Room 101. Repository of my worst nightmare.
Here you find the painfully familiar “Hey Guy.”
I realize that this is a rant of sorts… but, well, no excuses it is.
The “Hey Guy” is generally identified in the wild by the following characteristics:
- He wears what he believes are clever slogan t-shirts
- He is consciously anti-mainstream, therefore being completely mainstream
- He is falsely overly enthusiastic and says things like, “What’s up brotha’!?” regardless of his lack of anything resembling ethnicity (and does a couple chest thumps if you are really lucky!)
- He smokes/drinks/swears/yells/acts out for effect rather than authentic desire or need
- He is prone to shouting out the movie quote of the moment, ie: “America! Fuck yeah!”
- He reads to quote rather than to learn
- He travels to have been there rather than to be there
- He is always talking about getting laid… um, yeah talking about it
- He knows everything about whatever topic is being bantered about, whatever you say, he’s done it, heard it, had it, been it
- He says he is political but doesn’t vote, or really understand the issues
- He puts down what he doesn’t have, like a college education or money or a job and covets them all
- He takes pride in getting away with things like stealing (not in a Fight Club kind of way… more like an ‘I’m-cooler-than-you-and-therefore-entitled’ kind of way)
- He must have a ‘posse’ at all times
- He picks up and uses (incorrectly) slang from his favorite accent d’jour (ever heard an American try to make “mate” sound right? Painful.)

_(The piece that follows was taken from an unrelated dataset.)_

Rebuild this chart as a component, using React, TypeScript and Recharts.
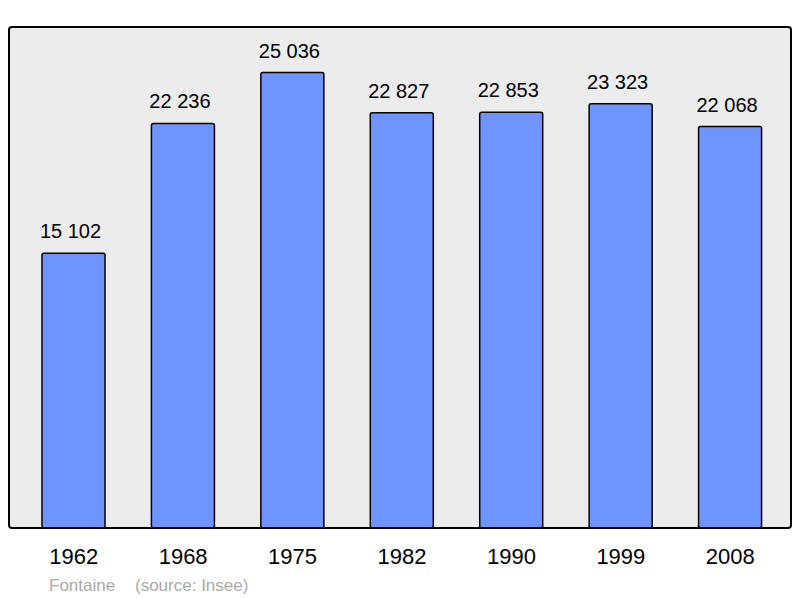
import React from "react";
import { BarChart, Bar, XAxis, YAxis, LabelList, CartesianGrid } from "recharts";

const years = ["1962", "1968", "1975", "1982", "1990", "1999", "2008"];
const population = [15102, 22236, 25036, 22827, 22853, 23323, 22068];
const commune = "Fontaine";
const source = "(source: Insee)";

const data = years.map((year, i) => ({ year, population: population[i] }));

const font = '"Liberation Sans", Arial, sans-serif';

const fmt = (v: number) => String(v).replace(/\B(?=(\d{3})+(?!\d))/g, " ");

export default function App() {
  return (
    <div style={{ position: "absolute", left: 0, top: 0, width: 800, height: 598, background: "#fff" }}>
      <BarChart
        width={800}
        height={598}
        data={data}
        margin={{ top: 27, right: 9, left: 9, bottom: 0 }}
        style={{ fontFamily: font }}
      >
        <CartesianGrid fill="#ececec" horizontal={false} vertical={false} />
        <YAxis hide domain={[0, 27540]} />
        <XAxis
          dataKey="year"
          height={70}
          padding={{ left: 10, right: 6 }}
          axisLine={false}
          tickLine={false}
          tickSize={0}
          tickMargin={20}
          tick={{ fill: "#000", fontSize: 22 }}
          interval={0}
        />
        <Bar
          dataKey="population"
          barSize={63}
          fill="#7094ff"
          stroke="#000"
          strokeWidth={1.5}
          radius={2}
          isAnimationActive={false}
        >
          <LabelList
            dataKey="population"
            position="top"
            offset={15}
            dx={-3}
            formatter={(v: any) => fmt(Number(v))}
            style={{ fill: "#000", fontSize: 20, fontFamily: font }}
          />
        </Bar>
      </BarChart>
      <svg
        width={800}
        height={598}
        style={{ position: "absolute", left: 0, top: 0, pointerEvents: "none" }}
      >
        <rect x={9} y={27} width={782} height={501} rx={3} fill="none" stroke="#000" strokeWidth={2} />
        <text x={49} y={590.5} fontSize={17} fill="#aaaaaa" fontFamily={font}>
          {commune}
        </text>
        <text x={135} y={590.5} fontSize={17} fill="#aaaaaa" fontFamily={font}>
          {source}
        </text>
      </svg>
    </div>
  );
}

- He has on-purpose stubble and manscapes
- He puts down everyone else that is just like him for being just like him
Yep. You know him. The Hey Guy.
My friend Jay Bailey came up with the term Hey Guy during my sophomore year in college and along with Stink Eye (another line I credit Jay with) I find it to be one of the most descriptive titles ever. These guys are everywhere (and it is not gender limited by the way… the Hey Gals are out there too.) And while they are harmless, I think putting them in Room 101 would be the perfect response to their antics… let them be with themselves while the rest of us muddle through our authentically uncool existences!